Most of us want to be good people. We want to make wise choices, treat others well, and live in a way that honors God. But there is a hidden danger when “being good” becomes the foundation of our spiritual confidence. Instead of drawing us closer to God, it can quietly lead us into pride, comparison, pressure, and self-reliance.
Paul speaks to this in 2 Corinthians 3:14 when he writes, “But their minds were made dull, for to this day the same veil remains when the old covenant is read. It has not been removed, because only in Christ is it taken away.” Paul is describing a spiritual blindness that happens when people read God’s law but miss the deeper truth it points toward: Christ Himself.

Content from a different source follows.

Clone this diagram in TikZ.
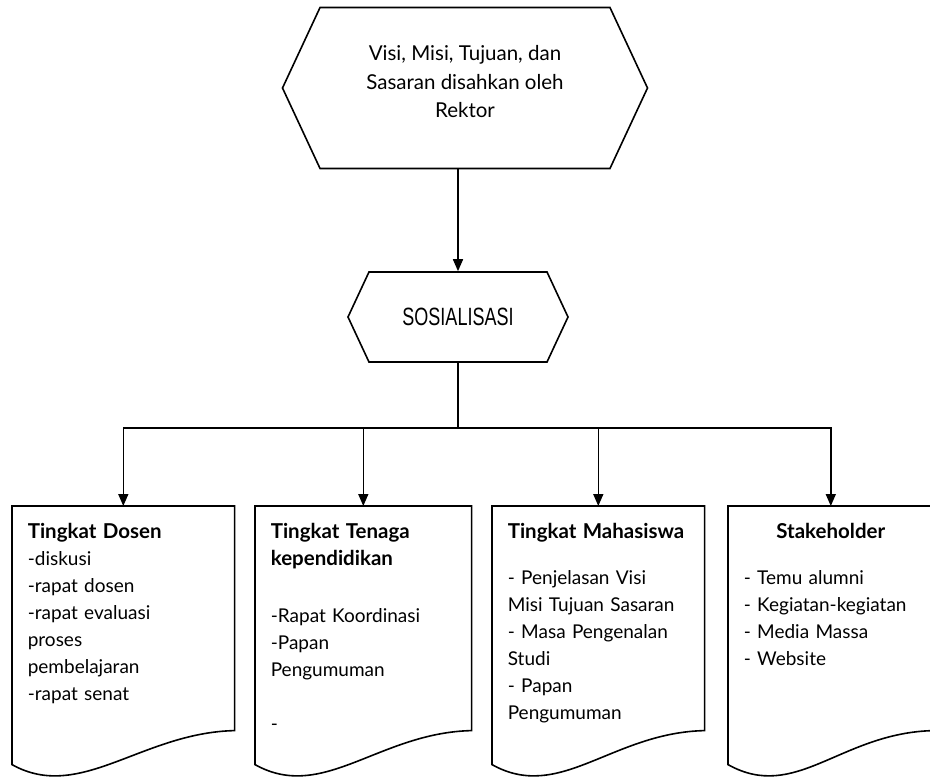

God gave the Law through Moses to show His people how to live. The Ten Commandments still reveal God’s holy character and teach us what love, justice, faithfulness, and obedience look like. The problem is not the Law. The problem begins when we try to use our obedience to prove ourselves worthy before God.
When our focus is only on what we do, we can start measuring ourselves against others. We may feel proud when we think we are doing better than someone else or discouraged when we feel we are falling short. Either way, our eyes shift away from Christ and onto ourselves. That is where spiritual harm begins.
The good news is that Jesus removes the veil. He came not to condemn us, but to fulfill the Law through His perfect life, death, and resurrection. Our good works do not justify us; Jesus does. For Christians, obedience is not a way to earn God’s love. It is a response to the grace we have already received.
So yes, Christians should seek to do good. We should love our neighbors, practice humility, pursue holiness, and serve others faithfully. But we do these things because Christ has saved us, not because we are trying to save ourselves. Good works are the fruit of grace, not the price of grace.